Official

University of Michigan will soon test autonomous, 3D-printed cars

Vehicles Produced By Local Motors Are Part of Ride-Sharing Research

The first time many Americans ride in a self-driving car, it probably won't be in a vehicle they own. It will be in one they hail with an app.

Ride-sharing services are angling to become some of the first road users to deploy autonomous technology in real-world settings. Days after the chief executive officer of Uber said he wants to invest in a fleet of a half-million autonomous cars within the next five years, officials at the University of Michigan announced a ride-sharing experiment that could one day reinvent the way students and professors move around a sprawling campus.

Researchers at the school will test a fleet of 3D-printed, low-speed, electric autonomous vehicles on the school's campus for at least the next year. Their goal is not necessarily to test the self-driving technology itself, but to evaluate how it functions in a broader transportation environment. The first of three vehicles to be used in the experiment arrives in Ann Arbor next week.

"The goal ... is for us to begin understanding the challenges of a transportation-on-demand system built around autonomous cars," said Edwin Olson, an associate professor of electrical engineering and computer science who leads the project.

Officials announced the "SmartCarts" research just as the university prepares to open MCity, a 32-acre simulated city that will be used as testing grounds for autonomous and connected vehicles. The proving grounds feature a network of roads, traffic signals, building facades and other construction obstacles and is operated by the Mobility Transformation Center, a public-private research and development partnership. Among other projects, MCity will have a key role in developing the US Department of Transportation's vehicle-to-vehicle communication protocols. Mcity is scheduled to open July 20.

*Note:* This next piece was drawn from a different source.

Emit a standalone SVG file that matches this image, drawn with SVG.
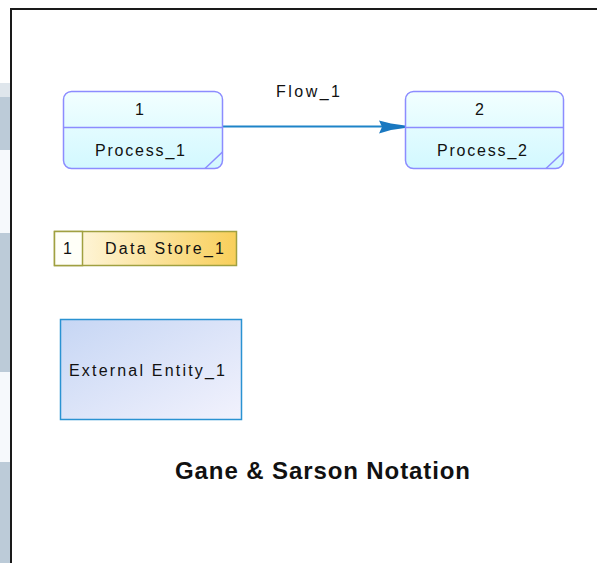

The cars for the ride-sharing project borrow their powertrains from golf carts, and are being custom-made for the university by Local Motors, an Arizona-based company that showcased what's believed to be the world's first 3D-printed car earlier this year at the Detroit Auto Show. The body is printed out of acrylonitrile butadiene styrene plastic (more commonly known as ABS, which is what Lego bricks are made of) and reinforced with fiber for strength. But the unique manufacturing process affords researchers the flexibility to change parts as their work reveals new needs. For example, if a more innovative dashboard without a steering wheel is desired, Local Motors can print new components "in a matter of hours," university officials say.

Local Motors officials delivered the first of the three cars, pictured above, to university researchers today in Tempe, Arizona. For the first phase of the test, the vehicles will stay within the MCity limits. A second phase could include further testing around the university's campus, a university spokesperson says. There's no timetable for that phase – but it could be an even better way for researchers to analyze how autonomous technology could be used in a disparate environment like a college campus, taking students professors and staff to class, labs and offices.

That includes understanding passengers' expectations, coordinating and optimizing vehicle routes and figuring out supply and demand. "Those factors – not just the self-driving technology – are critical to the economic viability and social acceptance of a full-scale transportation service," Olson said.